§ TO BE DONE
Please set down all the lines beneath this one exactly, without the pictures.

§ SOURCE MATERIAL
[Begin]

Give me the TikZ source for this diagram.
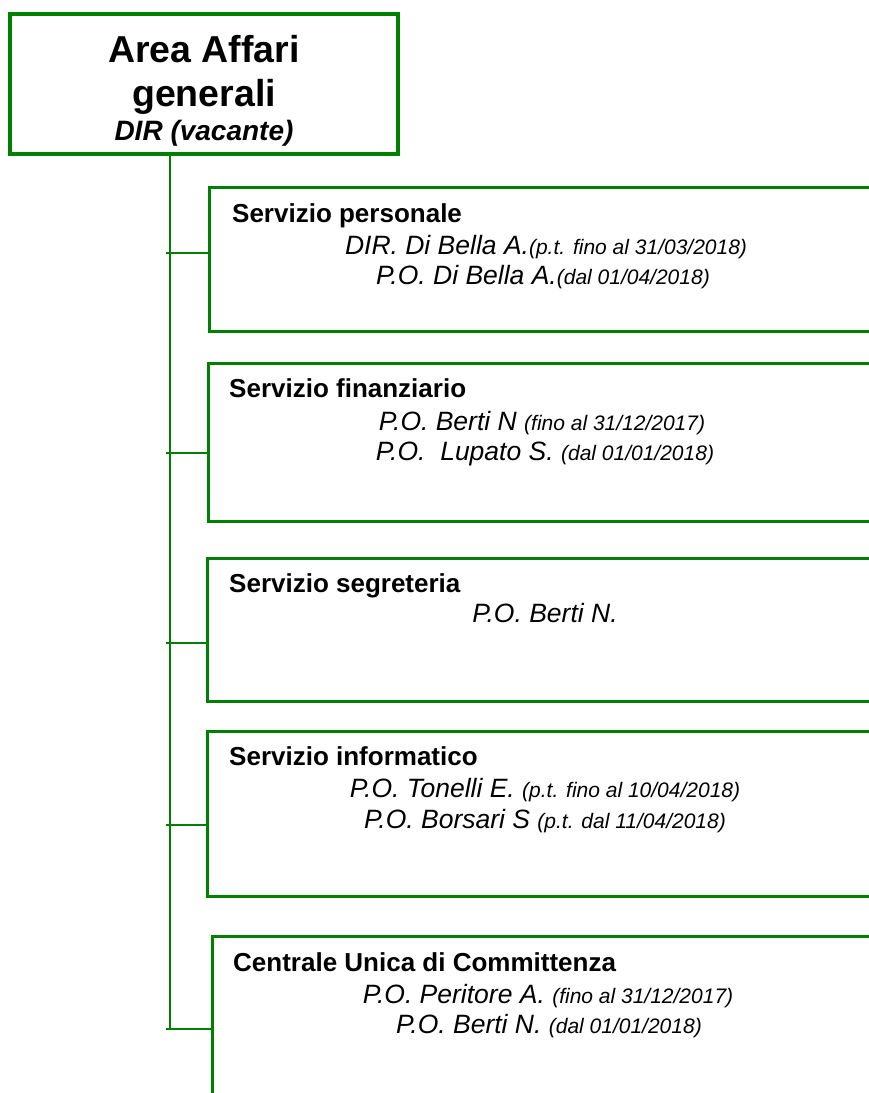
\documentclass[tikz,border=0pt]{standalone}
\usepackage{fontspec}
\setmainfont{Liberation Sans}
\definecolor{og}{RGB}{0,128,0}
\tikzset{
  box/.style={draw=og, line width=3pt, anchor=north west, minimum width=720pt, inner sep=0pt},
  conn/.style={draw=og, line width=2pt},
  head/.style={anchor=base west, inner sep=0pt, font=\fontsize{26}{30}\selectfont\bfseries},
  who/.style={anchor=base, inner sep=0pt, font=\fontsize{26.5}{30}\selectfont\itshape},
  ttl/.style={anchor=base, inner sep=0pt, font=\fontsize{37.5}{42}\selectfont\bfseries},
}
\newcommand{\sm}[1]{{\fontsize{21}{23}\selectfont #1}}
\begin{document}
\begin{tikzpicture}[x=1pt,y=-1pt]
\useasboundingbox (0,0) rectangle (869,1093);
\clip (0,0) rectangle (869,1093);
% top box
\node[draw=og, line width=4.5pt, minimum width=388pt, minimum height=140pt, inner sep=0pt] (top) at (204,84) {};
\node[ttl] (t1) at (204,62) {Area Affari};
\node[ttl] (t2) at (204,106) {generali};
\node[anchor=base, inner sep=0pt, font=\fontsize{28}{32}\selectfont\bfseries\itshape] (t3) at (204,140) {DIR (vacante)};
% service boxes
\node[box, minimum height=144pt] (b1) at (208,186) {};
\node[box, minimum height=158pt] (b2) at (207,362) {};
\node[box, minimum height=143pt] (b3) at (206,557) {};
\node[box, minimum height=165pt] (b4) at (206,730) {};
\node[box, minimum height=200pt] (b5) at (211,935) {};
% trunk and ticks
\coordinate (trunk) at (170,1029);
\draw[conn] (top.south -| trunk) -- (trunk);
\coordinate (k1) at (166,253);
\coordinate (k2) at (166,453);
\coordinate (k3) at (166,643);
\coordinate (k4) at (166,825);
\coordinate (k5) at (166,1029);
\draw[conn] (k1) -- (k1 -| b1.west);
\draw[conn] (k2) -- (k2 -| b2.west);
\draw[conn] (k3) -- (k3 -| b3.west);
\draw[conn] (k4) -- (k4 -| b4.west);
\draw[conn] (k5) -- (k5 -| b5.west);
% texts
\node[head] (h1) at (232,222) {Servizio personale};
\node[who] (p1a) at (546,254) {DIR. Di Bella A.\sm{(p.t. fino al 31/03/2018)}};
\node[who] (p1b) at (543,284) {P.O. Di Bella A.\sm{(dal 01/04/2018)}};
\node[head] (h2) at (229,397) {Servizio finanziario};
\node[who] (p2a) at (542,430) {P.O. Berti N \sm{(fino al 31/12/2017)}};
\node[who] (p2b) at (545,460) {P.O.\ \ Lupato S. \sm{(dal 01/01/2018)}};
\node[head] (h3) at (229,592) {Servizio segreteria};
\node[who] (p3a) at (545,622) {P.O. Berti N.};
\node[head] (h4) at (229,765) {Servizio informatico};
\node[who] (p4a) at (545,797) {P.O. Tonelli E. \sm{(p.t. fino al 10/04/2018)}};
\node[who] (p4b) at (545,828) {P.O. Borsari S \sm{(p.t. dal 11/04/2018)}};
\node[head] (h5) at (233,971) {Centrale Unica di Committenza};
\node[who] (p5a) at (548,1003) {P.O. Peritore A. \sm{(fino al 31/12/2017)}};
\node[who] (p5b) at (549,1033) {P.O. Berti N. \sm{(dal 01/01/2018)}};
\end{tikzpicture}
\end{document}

[End]

§ THE RESPONSE
Give me the TikZ source for this diagram.
\documentclass[tikz,border=0pt]{standalone}
\usepackage{fontspec}
\setmainfont{Liberation Sans}
\definecolor{og}{RGB}{0,128,0}
\tikzset{
  box/.style={draw=og, line width=3pt, anchor=north west, minimum width=720pt, inner sep=0pt},
  conn/.style={draw=og, line width=2pt},
  head/.style={anchor=base west, inner sep=0pt, font=\fontsize{26}{30}\selectfont\bfseries},
  who/.style={anchor=base, inner sep=0pt, font=\fontsize{26.5}{30}\selectfont\itshape},
  ttl/.style={anchor=base, inner sep=0pt, font=\fontsize{37.5}{42}\selectfont\bfseries},
}
\newcommand{\sm}[1]{{\fontsize{21}{23}\selectfont #1}}
\begin{document}
\begin{tikzpicture}[x=1pt,y=-1pt]
\useasboundingbox (0,0) rectangle (869,1093);
\clip (0,0) rectangle (869,1093);
% top box
\node[draw=og, line width=4.5pt, minimum width=388pt, minimum height=140pt, inner sep=0pt] (top) at (204,84) {};
\node[ttl] (t1) at (204,62) {Area Affari};
\node[ttl] (t2) at (204,106) {generali};
\node[anchor=base, inner sep=0pt, font=\fontsize{28}{32}\selectfont\bfseries\itshape] (t3) at (204,140) {DIR (vacante)};
% service boxes
\node[box, minimum height=144pt] (b1) at (208,186) {};
\node[box, minimum height=158pt] (b2) at (207,362) {};
\node[box, minimum height=143pt] (b3) at (206,557) {};
\node[box, minimum height=165pt] (b4) at (206,730) {};
\node[box, minimum height=200pt] (b5) at (211,935) {};
% trunk and ticks
\coordinate (trunk) at (170,1029);
\draw[conn] (top.south -| trunk) -- (trunk);
\coordinate (k1) at (166,253);
\coordinate (k2) at (166,453);
\coordinate (k3) at (166,643);
\coordinate (k4) at (166,825);
\coordinate (k5) at (166,1029);
\draw[conn] (k1) -- (k1 -| b1.west);
\draw[conn] (k2) -- (k2 -| b2.west);
\draw[conn] (k3) -- (k3 -| b3.west);
\draw[conn] (k4) -- (k4 -| b4.west);
\draw[conn] (k5) -- (k5 -| b5.west);
% texts
\node[head] (h1) at (232,222) {Servizio personale};
\node[who] (p1a) at (546,254) {DIR. Di Bella A.\sm{(p.t. fino al 31/03/2018)}};
\node[who] (p1b) at (543,284) {P.O. Di Bella A.\sm{(dal 01/04/2018)}};
\node[head] (h2) at (229,397) {Servizio finanziario};
\node[who] (p2a) at (542,430) {P.O. Berti N \sm{(fino al 31/12/2017)}};
\node[who] (p2b) at (545,460) {P.O.\ \ Lupato S. \sm{(dal 01/01/2018)}};
\node[head] (h3) at (229,592) {Servizio segreteria};
\node[who] (p3a) at (545,622) {P.O. Berti N.};
\node[head] (h4) at (229,765) {Servizio informatico};
\node[who] (p4a) at (545,797) {P.O. Tonelli E. \sm{(p.t. fino al 10/04/2018)}};
\node[who] (p4b) at (545,828) {P.O. Borsari S \sm{(p.t. dal 11/04/2018)}};
\node[head] (h5) at (233,971) {Centrale Unica di Committenza};
\node[who] (p5a) at (548,1003) {P.O. Peritore A. \sm{(fino al 31/12/2017)}};
\node[who] (p5b) at (549,1033) {P.O. Berti N. \sm{(dal 01/01/2018)}};
\end{tikzpicture}
\end{document}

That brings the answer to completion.